_STORED DATA_
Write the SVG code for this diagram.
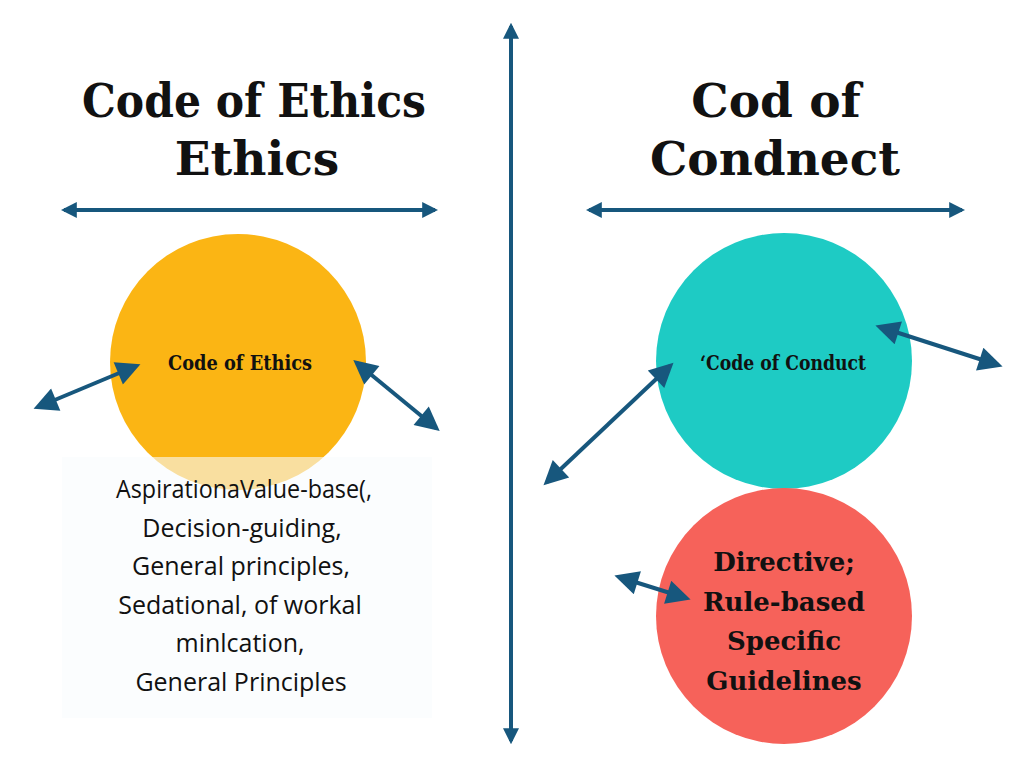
<svg xmlns="http://www.w3.org/2000/svg" width="1024" height="768" viewBox="0 0 1024 768">
<defs>
<marker id="ah" viewBox="0 0 10 10" refX="8" refY="5" markerWidth="6.5" markerHeight="6" orient="auto-start-reverse" markerUnits="strokeWidth">
<path d="M0,0 L10,5 L0,10 Z" fill="#17577d"/>
</marker>
<marker id="ahs" viewBox="0 0 10 10" refX="8" refY="5" markerWidth="4" markerHeight="4" orient="auto-start-reverse" markerUnits="strokeWidth">
<path d="M0,0 L10,5 L0,10 Z" fill="#17577d"/>
</marker>
<style>
.title{font-family:"DejaVu Serif","Liberation Serif",serif;font-weight:bold;font-size:47px;fill:#111;text-anchor:middle}
.lbl{font-family:"DejaVu Serif","Liberation Serif",serif;font-weight:bold;font-size:20px;fill:#111;text-anchor:middle}
.red{font-family:"DejaVu Serif","Liberation Serif",serif;font-weight:bold;font-size:26px;fill:#111;text-anchor:middle}
.body{font-family:"Open Sans","Noto Sans",sans-serif;font-size:25px;fill:#111;text-anchor:middle}
.c{stroke:#17577d;stroke-width:4;fill:none;marker-start:url(#ah);marker-end:url(#ah)}
.rule{stroke:#17577d;stroke-width:4;fill:none;marker-start:url(#ahs);marker-end:url(#ahs)}
</style>
</defs>
<rect width="1024" height="768" fill="#ffffff"/>
<g id="titles">
<text class="title" x="254" y="117" textLength="344" lengthAdjust="spacingAndGlyphs">Code of Ethics</text>
<text class="title" x="257" y="175">Ethics</text>
<text class="title" x="776" y="117">Cod of</text>
<text class="title" x="775" y="175">Condnect</text>
</g>
<g id="node-ethics">
<circle cx="238" cy="362" r="128" fill="#fbb514"/>
<text class="lbl" x="240" y="370" textLength="144" lengthAdjust="spacingAndGlyphs">Code of Ethics</text>
</g>
<g id="node-ethics-list">
<rect x="62" y="457" width="370" height="261" fill="#f8fbfd" fill-opacity="0.6"/>
<text class="body" x="244" y="498" textLength="256" lengthAdjust="spacingAndGlyphs">AspirationaValue-base(,</text>
<text class="body" x="242" y="537">Decision-guiding,</text>
<text class="body" x="241" y="575">General principles,</text>
<text class="body" x="240" y="614">Sedational, of workal</text>
<text class="body" x="240" y="652">minl͏cation,</text>
<text class="body" x="241" y="691">General Principles</text>
</g>
<g id="node-conduct">
<circle cx="784" cy="361" r="128" fill="#1ecbc4"/>
<text class="lbl" x="783" y="370" textLength="166" lengthAdjust="spacingAndGlyphs">‘Code of Conduct</text>
</g>
<g id="node-directive">
<circle cx="784" cy="616" r="128" fill="#f6625a"/>
<text class="red" x="784" y="571">Directive;</text>
<text class="red" x="784" y="611">Rule-based</text>
<text class="red" x="784" y="650">Specific</text>
<text class="red" x="784" y="690">Guidelines</text>
</g>
<g id="connectors">
<line class="rule" x1="511" y1="26" x2="511" y2="741"/>
<line class="rule" x1="64" y1="210" x2="435" y2="210"/>
<line class="rule" x1="589" y1="210" x2="962" y2="210"/>
<line class="c" x1="38" y1="407" x2="136" y2="366"/>
<line class="c" x1="357" y1="363" x2="436" y2="428"/>
<line class="c" x1="547" y1="482" x2="670" y2="366"/>
<line class="c" x1="880" y1="327" x2="998" y2="365"/>
<line class="c" x1="619" y1="577" x2="686" y2="598"/>
</g>
</svg>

_REQUIRED TASK_
Leave out the pictures and reproduce the rest of the listing exactly.

_WORKED ANSWER_
Write the SVG code for this diagram.
<svg xmlns="http://www.w3.org/2000/svg" width="1024" height="768" viewBox="0 0 1024 768">
<defs>
<marker id="ah" viewBox="0 0 10 10" refX="8" refY="5" markerWidth="6.5" markerHeight="6" orient="auto-start-reverse" markerUnits="strokeWidth">
<path d="M0,0 L10,5 L0,10 Z" fill="#17577d"/>
</marker>
<marker id="ahs" viewBox="0 0 10 10" refX="8" refY="5" markerWidth="4" markerHeight="4" orient="auto-start-reverse" markerUnits="strokeWidth">
<path d="M0,0 L10,5 L0,10 Z" fill="#17577d"/>
</marker>
<style>
.title{font-family:"DejaVu Serif","Liberation Serif",serif;font-weight:bold;font-size:47px;fill:#111;text-anchor:middle}
.lbl{font-family:"DejaVu Serif","Liberation Serif",serif;font-weight:bold;font-size:20px;fill:#111;text-anchor:middle}
.red{font-family:"DejaVu Serif","Liberation Serif",serif;font-weight:bold;font-size:26px;fill:#111;text-anchor:middle}
.body{font-family:"Open Sans","Noto Sans",sans-serif;font-size:25px;fill:#111;text-anchor:middle}
.c{stroke:#17577d;stroke-width:4;fill:none;marker-start:url(#ah);marker-end:url(#ah)}
.rule{stroke:#17577d;stroke-width:4;fill:none;marker-start:url(#ahs);marker-end:url(#ahs)}
</style>
</defs>
<rect width="1024" height="768" fill="#ffffff"/>
<g id="titles">
<text class="title" x="254" y="117" textLength="344" lengthAdjust="spacingAndGlyphs">Code of Ethics</text>
<text class="title" x="257" y="175">Ethics</text>
<text class="title" x="776" y="117">Cod of</text>
<text class="title" x="775" y="175">Condnect</text>
</g>
<g id="node-ethics">
<circle cx="238" cy="362" r="128" fill="#fbb514"/>
<text class="lbl" x="240" y="370" textLength="144" lengthAdjust="spacingAndGlyphs">Code of Ethics</text>
</g>
<g id="node-ethics-list">
<rect x="62" y="457" width="370" height="261" fill="#f8fbfd" fill-opacity="0.6"/>
<text class="body" x="244" y="498" textLength="256" lengthAdjust="spacingAndGlyphs">AspirationaValue-base(,</text>
<text class="body" x="242" y="537">Decision-guiding,</text>
<text class="body" x="241" y="575">General principles,</text>
<text class="body" x="240" y="614">Sedational, of workal</text>
<text class="body" x="240" y="652">minl͏cation,</text>
<text class="body" x="241" y="691">General Principles</text>
</g>
<g id="node-conduct">
<circle cx="784" cy="361" r="128" fill="#1ecbc4"/>
<text class="lbl" x="783" y="370" textLength="166" lengthAdjust="spacingAndGlyphs">‘Code of Conduct</text>
</g>
<g id="node-directive">
<circle cx="784" cy="616" r="128" fill="#f6625a"/>
<text class="red" x="784" y="571">Directive;</text>
<text class="red" x="784" y="611">Rule-based</text>
<text class="red" x="784" y="650">Specific</text>
<text class="red" x="784" y="690">Guidelines</text>
</g>
<g id="connectors">
<line class="rule" x1="511" y1="26" x2="511" y2="741"/>
<line class="rule" x1="64" y1="210" x2="435" y2="210"/>
<line class="rule" x1="589" y1="210" x2="962" y2="210"/>
<line class="c" x1="38" y1="407" x2="136" y2="366"/>
<line class="c" x1="357" y1="363" x2="436" y2="428"/>
<line class="c" x1="547" y1="482" x2="670" y2="366"/>
<line class="c" x1="880" y1="327" x2="998" y2="365"/>
<line class="c" x1="619" y1="577" x2="686" y2="598"/>
</g>
</svg>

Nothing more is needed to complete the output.